Several courts have held that real property is "involved in" a money laundering offense if laundered funds are used to make payments toward purchase of the property and to pay for improvements. See In re 650 Fifth Ave, 2011 U.S. Dist. LEXIS 34295 at * 99 (citing United States v. Myers , 21 F.3d 826, 831 (8th Cir. 1994); United States v. 10.10 Acres Located on Squires Road , 386 F. Supp. 2d 613, 616 (D.N.C. 2005); United States v. Schlesinger , 261 Fed. Appx. 355, 36 (2nd Cir. 2008); and United States v. 216 Kenmore Ave ., 657 F. Supp. 2d 1060, 1069 (D. Minn. 2009) (tracing theory)). In Schlesinger , a defendant deposited the proceeds of a fraudulent scheme into the business operating accounts of companies he ran at the premises and then used funds from the operating accounts to pay the companies' monthly lease and tax expenses. 261 Fed. Appx. At 361. The Second Circuit affirmed the district court's finding that the premises "served as a conduit for the proceeds of illegal transactions," making the premises subject to forfeiture.

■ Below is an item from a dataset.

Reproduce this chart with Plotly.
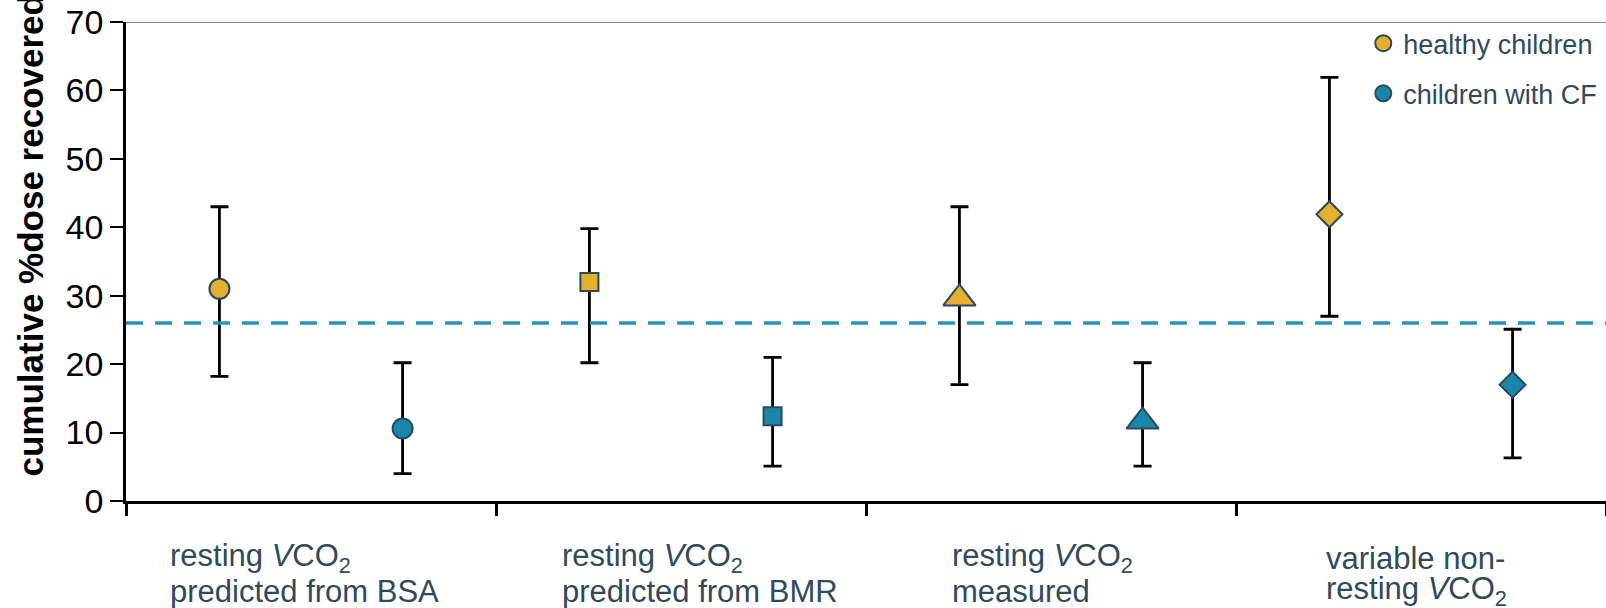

Id . Similarly, in Myers , the Eight Circuit held that a farm was forfeitable because it was "involved in criminal activity" where a defendant made substantial payments on a real estate contract for the farm and paid for improvements on the farm with laundered funds.

Here, the complaint alleges sufficient facts to support a forfeiture claim under the theory that Property was the conduit through which a money laundering scheme was carried out. Absent the Property, Choi and Ee would not have had access to the ELOC, which facilitated numerous transfers of substantial amounts of money to and from accounts involved in the money laundering scheme alleged in the complaint. It cannot be disputed that the Property, through the ELOC, made the alleged money laundering scheme less difficult because it provided access to an apparently legitimate source of funds. Claimants' attempt to separate the ELOC from the Property is of no avail; absent the Property, the $70,000.00 equity line of credit would not have been available, and there would have been no source of apparently legitimate funds to deposit into the various accounts held by Ee and Choi.

Contrary to Claimants' repeated contention, the United State's forfeiture claim under section 981(a)(1)(A) does not rely on the "expanding drop of ink theory;" accordingly, Claimants citation to United States v. $3,148,884.40 (Bital) , 76 F.Supp.2d 1063, 1067 (C.D. Cal. 1999) for the proposition that "the 'expanding drop of ink' or 'facilitating bank account'" is no longer viable is of no avail. (Motion to Dismiss at 11). The United States claim under section 981(a)(1)(A) is based on the contention that the Property was used to facilitate money laundering, not that the Property is subject to forfeiture because its equity value was paid for in part by tainted funds (this theory is the basis of the United States claims under section 981(a)(1)(C) and 981(a)(1)(D)). Claimants' motion to dismiss is DENIED, without prejudice.


For the reasons stated, Claimants' motion to dismiss is DENIED, without prejudice.